Strong offers start with strong lender clarity. Focus on the questions that shape your payment, cash to close, and approval timing.

Payment and cash to close

  • What monthly payment estimate includes taxes, insurance, and HOA dues?
  • What cash to close estimate includes lender fees, title fees, escrow, and transfer costs?
  • What down payment level changes mortgage insurance and rate pricing?

Rate and lock details

  • What rate lock options match the expected closing timeline?
  • What points or credits affect the rate, and what break even timeline fits your plan?
  • What triggers a lock extension fee if delays occur?

Underwriting readiness

  • What documents does underwriting require up front for a full review?
  • What deposit patterns raise questions, gifts, large transfers, cash deposits?
  • What changes during escrow create problems, new debt, job changes, credit pulls?

Property and appraisal risks

  • What property types create stricter rules, condos, multi unit, unique homes?
  • What happens if the appraisal comes in low, and what cash reserves protect you?

These non negotiables keep your offer grounded in reality. They also reduce the odds of a deal falling apart late.

What are the essential home buying non-negotiables recommended by top real estate agents?

Top agents push buyers to define non negotiables before touring. Clear priorities prevent panic offers and buyer remorse.

Location and daily life fit

  • Commute tolerance and transit access.
  • School zone priorities, if relevant.
  • Parking reality and street patterns.
  • Noise and traffic exposure.

Budget guardrails

  • A maximum monthly payment you accept long term.
  • A cash reserve plan after closing.
  • A repair budget range for older homes.

Property function and layout

  • Bedroom count and placement that fits your household.
  • Bathroom count that fits your routine.
  • Storage and laundry setup that fits real life.
  • Outdoor space needs, yard, deck, or none.

Condition and risk tolerance

  • Move in ready versus project tolerance.
  • Willingness to replace roof, HVAC, or windows within the first years.
  • Comfort with older systems and older construction styles.

Many buyers benefit from a written list before the first weekend of touring. A finance focused non negotiable list also helps, since lifestyle wants often conflict with budget limits. Review financial and lifestyle non-negotiables buyers often prioritize for examples that help refine your own list.
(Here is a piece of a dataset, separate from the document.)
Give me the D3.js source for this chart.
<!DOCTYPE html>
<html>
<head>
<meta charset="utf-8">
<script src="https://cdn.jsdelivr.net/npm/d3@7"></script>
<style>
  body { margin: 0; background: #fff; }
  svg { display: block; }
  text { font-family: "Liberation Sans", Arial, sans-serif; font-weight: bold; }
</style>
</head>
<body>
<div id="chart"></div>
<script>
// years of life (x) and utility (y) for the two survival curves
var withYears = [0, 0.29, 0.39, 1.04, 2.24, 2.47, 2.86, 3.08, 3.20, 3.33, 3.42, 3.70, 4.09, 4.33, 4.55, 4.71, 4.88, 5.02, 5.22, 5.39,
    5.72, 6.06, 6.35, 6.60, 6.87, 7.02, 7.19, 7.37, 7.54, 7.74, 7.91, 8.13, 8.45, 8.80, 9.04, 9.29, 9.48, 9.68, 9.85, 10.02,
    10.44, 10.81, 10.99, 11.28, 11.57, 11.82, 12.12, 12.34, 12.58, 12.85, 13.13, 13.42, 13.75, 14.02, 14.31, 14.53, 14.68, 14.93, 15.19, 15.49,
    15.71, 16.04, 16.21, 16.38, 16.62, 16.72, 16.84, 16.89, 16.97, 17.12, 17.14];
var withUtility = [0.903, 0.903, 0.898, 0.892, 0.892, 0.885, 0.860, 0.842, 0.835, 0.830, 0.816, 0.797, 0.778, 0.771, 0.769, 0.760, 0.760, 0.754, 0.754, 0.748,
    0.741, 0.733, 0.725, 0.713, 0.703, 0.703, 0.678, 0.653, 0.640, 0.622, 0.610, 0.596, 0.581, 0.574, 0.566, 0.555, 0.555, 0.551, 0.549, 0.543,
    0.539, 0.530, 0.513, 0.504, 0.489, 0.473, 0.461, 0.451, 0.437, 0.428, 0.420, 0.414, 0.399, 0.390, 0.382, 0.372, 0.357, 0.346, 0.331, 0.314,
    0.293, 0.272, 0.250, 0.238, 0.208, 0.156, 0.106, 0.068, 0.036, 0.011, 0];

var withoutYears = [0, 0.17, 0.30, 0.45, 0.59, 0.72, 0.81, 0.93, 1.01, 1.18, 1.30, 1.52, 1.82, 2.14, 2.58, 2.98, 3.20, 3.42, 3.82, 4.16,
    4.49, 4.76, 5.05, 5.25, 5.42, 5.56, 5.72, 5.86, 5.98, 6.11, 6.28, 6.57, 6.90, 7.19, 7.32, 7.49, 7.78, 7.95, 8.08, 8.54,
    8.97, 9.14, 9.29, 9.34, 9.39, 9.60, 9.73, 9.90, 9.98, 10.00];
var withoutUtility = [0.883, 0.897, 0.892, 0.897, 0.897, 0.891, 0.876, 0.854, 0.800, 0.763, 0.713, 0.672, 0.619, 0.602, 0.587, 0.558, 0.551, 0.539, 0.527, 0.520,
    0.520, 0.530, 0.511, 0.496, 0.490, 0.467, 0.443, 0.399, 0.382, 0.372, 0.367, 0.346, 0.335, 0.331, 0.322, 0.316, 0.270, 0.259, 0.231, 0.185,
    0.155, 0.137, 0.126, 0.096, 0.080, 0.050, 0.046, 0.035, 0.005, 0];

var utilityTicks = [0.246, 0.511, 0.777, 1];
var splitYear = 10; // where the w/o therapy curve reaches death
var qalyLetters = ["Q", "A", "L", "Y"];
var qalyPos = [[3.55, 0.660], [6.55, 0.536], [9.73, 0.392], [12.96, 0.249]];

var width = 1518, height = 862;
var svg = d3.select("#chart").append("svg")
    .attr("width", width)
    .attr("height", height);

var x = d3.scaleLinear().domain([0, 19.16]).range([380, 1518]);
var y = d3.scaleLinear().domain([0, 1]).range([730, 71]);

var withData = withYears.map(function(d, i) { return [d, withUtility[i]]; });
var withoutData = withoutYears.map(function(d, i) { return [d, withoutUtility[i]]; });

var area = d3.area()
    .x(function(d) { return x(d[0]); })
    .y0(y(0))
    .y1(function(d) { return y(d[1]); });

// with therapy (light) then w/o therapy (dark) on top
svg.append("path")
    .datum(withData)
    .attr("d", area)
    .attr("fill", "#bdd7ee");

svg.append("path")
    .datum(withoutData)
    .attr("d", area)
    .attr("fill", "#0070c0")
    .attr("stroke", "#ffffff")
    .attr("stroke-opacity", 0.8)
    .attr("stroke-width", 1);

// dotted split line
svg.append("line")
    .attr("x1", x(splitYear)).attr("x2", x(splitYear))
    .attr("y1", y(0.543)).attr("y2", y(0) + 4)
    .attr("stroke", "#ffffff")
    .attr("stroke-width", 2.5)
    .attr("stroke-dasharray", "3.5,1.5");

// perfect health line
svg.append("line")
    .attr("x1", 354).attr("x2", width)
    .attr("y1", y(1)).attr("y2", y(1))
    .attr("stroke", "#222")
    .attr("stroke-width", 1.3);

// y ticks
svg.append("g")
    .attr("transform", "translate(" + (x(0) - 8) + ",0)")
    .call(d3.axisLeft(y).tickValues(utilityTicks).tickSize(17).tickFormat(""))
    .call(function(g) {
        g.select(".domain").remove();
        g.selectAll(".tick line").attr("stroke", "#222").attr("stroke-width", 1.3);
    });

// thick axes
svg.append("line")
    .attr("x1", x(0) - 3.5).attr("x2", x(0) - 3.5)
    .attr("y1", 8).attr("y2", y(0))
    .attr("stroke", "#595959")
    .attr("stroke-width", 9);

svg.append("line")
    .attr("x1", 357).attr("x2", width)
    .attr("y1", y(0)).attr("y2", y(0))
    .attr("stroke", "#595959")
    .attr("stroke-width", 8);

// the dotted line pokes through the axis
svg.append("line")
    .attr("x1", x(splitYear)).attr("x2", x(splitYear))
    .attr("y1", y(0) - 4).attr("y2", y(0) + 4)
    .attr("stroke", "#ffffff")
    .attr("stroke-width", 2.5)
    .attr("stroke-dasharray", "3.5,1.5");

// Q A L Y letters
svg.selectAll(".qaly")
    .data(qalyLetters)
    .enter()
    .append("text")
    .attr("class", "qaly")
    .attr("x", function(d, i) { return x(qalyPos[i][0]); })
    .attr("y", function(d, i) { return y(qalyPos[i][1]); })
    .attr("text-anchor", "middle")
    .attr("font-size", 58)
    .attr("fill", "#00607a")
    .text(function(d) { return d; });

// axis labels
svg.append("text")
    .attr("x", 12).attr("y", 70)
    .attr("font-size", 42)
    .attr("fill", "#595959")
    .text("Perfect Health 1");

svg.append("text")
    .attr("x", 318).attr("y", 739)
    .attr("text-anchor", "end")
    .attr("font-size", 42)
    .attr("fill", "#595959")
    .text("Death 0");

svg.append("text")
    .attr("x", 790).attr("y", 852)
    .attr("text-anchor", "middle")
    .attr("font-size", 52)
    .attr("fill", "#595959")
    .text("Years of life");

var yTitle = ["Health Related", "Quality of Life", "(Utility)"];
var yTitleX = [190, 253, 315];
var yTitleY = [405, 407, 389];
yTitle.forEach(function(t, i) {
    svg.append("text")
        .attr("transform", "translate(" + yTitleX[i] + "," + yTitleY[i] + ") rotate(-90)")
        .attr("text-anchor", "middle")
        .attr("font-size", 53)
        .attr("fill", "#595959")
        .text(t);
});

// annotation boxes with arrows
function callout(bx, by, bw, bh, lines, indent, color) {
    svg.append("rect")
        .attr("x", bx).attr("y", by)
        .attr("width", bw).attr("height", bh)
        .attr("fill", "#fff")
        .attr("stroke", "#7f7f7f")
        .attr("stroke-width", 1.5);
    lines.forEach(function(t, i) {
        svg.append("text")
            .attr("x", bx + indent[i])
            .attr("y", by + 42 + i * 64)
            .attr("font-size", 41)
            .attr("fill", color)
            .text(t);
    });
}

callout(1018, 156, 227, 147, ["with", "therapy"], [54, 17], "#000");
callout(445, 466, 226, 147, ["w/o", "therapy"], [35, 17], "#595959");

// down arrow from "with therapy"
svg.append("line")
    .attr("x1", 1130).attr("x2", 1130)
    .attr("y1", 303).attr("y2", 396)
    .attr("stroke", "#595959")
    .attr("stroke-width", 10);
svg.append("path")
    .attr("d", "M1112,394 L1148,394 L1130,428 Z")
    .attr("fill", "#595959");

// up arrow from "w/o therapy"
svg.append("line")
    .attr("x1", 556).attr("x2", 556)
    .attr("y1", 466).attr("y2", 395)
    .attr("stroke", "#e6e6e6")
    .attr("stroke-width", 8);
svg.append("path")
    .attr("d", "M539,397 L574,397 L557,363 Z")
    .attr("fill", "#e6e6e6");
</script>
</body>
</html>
How local expertise reduces waiver pressure

Waiver pressure often rises from uncertainty. Local context reduces uncertainty. A local professional helps you understand which terms sellers expect in each area and price point, and which protections buyers keep without losing deals.

That local lens matters in Philadelphia, Bucks, and MontCo because market behavior varies block by block. Review why local market knowledge matters when buying a home for a practical breakdown of neighborhood level differences.

Offer strength tactics that keep protections intact

Buyers often think only two options exist, waive protections or lose. Other levers exist. Strong offers use clean execution, tight timelines, and clear documentation.

Speed up timelines, not safeguards

  • Short inspection timeline with a pre scheduled inspector.
  • Fast lender response and full document submission on day one.
  • Clean offer packet with proof of funds and clear terms.

Reduce uncertainty for the seller

  • Match closing date to the seller’s preferred move timing when possible.
  • Limit personal property requests.
  • Keep repair requests focused and grounded after inspection.

Stay disciplined on price

  • Use comparable sales, not bidding emotion.
  • Set a walk away number before writing.
  • Protect reserves, since reserves protect choices during negotiation.

Bottom line

Competitive markets reward certainty. They also punish blind risk. Buyers should keep a path to inspect the home, keep financing protection tied to real underwriting, keep appraisal clarity, keep title review, and keep HOA or condo document review. Those protections prevent costly surprises and support confident decisions.